**GOAL**
List all lines of the data that include the string "chart".

........

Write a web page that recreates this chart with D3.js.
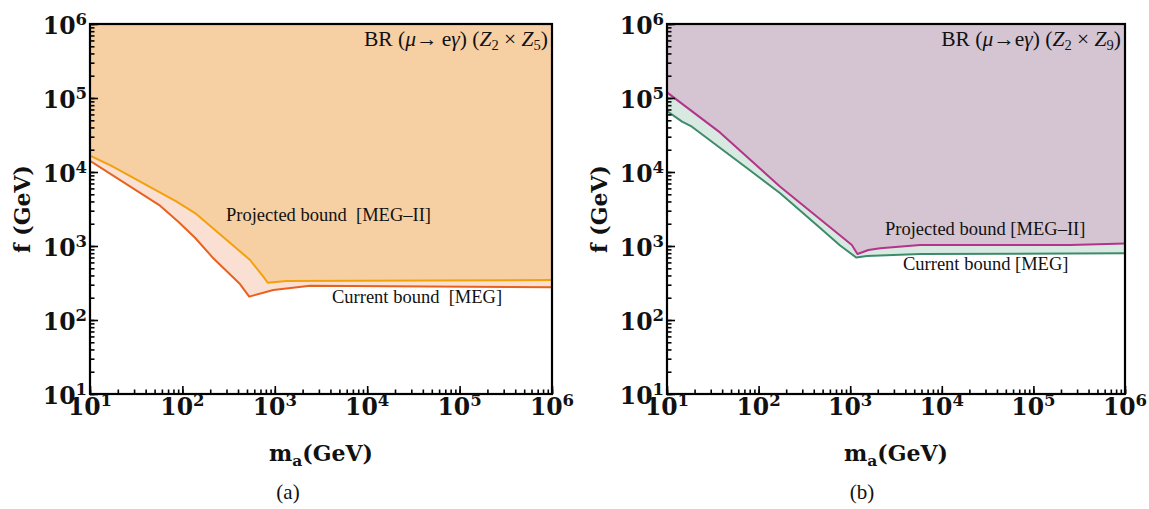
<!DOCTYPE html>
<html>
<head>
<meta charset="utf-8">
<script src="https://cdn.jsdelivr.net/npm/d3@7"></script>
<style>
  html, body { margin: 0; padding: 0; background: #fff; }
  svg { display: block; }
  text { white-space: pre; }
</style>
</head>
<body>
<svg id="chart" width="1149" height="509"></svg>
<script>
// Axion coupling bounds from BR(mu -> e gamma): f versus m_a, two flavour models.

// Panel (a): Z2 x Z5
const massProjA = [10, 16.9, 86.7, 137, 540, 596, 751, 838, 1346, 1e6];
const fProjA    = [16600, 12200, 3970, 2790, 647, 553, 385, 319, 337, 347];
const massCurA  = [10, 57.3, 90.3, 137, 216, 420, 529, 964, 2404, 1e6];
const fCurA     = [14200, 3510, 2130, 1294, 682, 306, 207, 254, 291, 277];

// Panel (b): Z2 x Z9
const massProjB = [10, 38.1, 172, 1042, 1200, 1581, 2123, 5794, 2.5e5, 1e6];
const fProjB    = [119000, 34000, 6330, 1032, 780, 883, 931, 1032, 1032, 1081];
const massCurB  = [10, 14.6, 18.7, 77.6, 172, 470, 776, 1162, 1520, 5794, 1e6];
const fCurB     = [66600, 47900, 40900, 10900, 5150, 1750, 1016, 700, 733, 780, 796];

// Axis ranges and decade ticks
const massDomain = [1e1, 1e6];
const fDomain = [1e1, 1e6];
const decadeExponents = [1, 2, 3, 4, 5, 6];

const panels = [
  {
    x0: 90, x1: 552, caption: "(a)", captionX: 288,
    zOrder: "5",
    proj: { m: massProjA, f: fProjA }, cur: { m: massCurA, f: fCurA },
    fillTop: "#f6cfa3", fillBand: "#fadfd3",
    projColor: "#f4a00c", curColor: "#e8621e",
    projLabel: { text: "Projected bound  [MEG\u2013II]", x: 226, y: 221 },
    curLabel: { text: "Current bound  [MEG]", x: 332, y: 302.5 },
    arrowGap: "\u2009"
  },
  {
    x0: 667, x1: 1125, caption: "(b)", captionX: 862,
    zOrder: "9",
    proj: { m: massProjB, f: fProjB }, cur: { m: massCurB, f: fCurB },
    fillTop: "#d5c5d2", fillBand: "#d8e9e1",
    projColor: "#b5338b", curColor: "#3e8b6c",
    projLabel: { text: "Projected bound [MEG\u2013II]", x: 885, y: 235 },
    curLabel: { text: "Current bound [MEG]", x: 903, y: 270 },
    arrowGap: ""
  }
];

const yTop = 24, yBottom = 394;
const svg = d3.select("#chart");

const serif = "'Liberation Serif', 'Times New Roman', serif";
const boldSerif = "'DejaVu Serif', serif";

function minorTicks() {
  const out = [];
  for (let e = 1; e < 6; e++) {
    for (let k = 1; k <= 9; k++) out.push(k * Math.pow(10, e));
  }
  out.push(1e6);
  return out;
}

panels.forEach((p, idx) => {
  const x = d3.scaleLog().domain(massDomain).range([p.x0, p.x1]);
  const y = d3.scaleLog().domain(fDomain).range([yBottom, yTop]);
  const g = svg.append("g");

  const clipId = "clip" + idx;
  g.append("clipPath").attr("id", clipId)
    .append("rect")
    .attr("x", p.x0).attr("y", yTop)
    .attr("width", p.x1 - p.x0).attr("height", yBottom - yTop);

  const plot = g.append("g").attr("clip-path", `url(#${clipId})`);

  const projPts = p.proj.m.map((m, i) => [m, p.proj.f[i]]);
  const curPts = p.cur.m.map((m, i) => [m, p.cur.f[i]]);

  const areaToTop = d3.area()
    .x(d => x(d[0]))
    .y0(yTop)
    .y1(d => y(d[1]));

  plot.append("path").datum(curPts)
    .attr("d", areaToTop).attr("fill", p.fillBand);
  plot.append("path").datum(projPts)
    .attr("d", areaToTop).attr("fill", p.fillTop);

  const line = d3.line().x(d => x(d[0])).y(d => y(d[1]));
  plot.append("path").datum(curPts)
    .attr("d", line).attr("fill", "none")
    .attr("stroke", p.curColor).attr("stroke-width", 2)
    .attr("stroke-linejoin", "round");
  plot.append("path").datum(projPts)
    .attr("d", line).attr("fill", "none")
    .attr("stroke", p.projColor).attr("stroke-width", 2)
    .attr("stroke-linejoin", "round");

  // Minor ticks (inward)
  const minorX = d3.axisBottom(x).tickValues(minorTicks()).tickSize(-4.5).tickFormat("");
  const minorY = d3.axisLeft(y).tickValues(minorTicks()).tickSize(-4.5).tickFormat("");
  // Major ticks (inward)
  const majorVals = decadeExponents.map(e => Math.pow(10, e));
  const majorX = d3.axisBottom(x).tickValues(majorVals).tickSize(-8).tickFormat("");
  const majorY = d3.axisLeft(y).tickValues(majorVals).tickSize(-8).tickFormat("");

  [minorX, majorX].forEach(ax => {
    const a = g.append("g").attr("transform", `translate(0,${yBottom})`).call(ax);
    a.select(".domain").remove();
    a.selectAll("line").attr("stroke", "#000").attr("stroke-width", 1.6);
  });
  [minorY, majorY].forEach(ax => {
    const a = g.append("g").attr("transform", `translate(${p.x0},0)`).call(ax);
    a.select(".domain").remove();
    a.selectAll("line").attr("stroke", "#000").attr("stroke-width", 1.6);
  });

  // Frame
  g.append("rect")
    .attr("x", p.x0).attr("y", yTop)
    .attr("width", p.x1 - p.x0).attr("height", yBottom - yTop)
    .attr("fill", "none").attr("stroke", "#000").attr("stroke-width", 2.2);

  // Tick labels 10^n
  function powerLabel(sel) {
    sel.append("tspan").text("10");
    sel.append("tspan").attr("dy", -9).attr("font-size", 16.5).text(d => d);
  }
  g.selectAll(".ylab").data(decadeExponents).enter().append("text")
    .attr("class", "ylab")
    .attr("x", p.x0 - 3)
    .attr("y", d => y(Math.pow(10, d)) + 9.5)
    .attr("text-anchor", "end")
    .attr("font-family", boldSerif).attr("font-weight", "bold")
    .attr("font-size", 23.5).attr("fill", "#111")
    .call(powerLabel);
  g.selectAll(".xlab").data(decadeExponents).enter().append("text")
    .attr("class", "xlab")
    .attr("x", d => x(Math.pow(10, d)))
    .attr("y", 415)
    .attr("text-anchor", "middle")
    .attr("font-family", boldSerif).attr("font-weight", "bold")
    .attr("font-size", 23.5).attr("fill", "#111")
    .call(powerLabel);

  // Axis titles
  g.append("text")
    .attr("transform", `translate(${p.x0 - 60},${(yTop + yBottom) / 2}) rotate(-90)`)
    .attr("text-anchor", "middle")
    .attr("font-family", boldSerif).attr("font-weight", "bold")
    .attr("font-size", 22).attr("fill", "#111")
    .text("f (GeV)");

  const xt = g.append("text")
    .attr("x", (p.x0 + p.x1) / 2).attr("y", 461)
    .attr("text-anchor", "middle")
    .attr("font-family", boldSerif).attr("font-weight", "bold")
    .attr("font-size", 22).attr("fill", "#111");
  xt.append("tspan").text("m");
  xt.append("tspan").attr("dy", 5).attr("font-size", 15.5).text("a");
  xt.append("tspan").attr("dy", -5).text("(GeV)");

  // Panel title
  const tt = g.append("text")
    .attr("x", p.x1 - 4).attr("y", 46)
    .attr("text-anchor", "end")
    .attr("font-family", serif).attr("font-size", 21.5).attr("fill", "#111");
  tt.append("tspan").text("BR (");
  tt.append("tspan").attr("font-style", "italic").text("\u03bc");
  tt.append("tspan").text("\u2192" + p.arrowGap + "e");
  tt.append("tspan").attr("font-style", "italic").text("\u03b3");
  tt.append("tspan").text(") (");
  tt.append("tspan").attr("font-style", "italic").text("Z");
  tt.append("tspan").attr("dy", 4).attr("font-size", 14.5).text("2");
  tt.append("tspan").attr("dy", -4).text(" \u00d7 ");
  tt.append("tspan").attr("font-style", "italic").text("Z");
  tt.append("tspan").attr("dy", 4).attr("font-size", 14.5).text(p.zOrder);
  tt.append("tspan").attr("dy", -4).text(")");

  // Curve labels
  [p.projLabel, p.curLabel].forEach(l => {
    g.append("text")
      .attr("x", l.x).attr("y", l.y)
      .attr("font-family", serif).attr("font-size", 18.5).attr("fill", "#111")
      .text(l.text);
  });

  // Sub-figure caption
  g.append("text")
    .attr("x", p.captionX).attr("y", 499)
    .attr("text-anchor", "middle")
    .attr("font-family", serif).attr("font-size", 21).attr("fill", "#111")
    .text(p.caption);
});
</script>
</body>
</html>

........

**ANSWER TO THIS TASK**
Write a web page that recreates this chart with D3.js.
<svg id="chart" width="1149" height="509"></svg>
const svg = d3.select("#chart");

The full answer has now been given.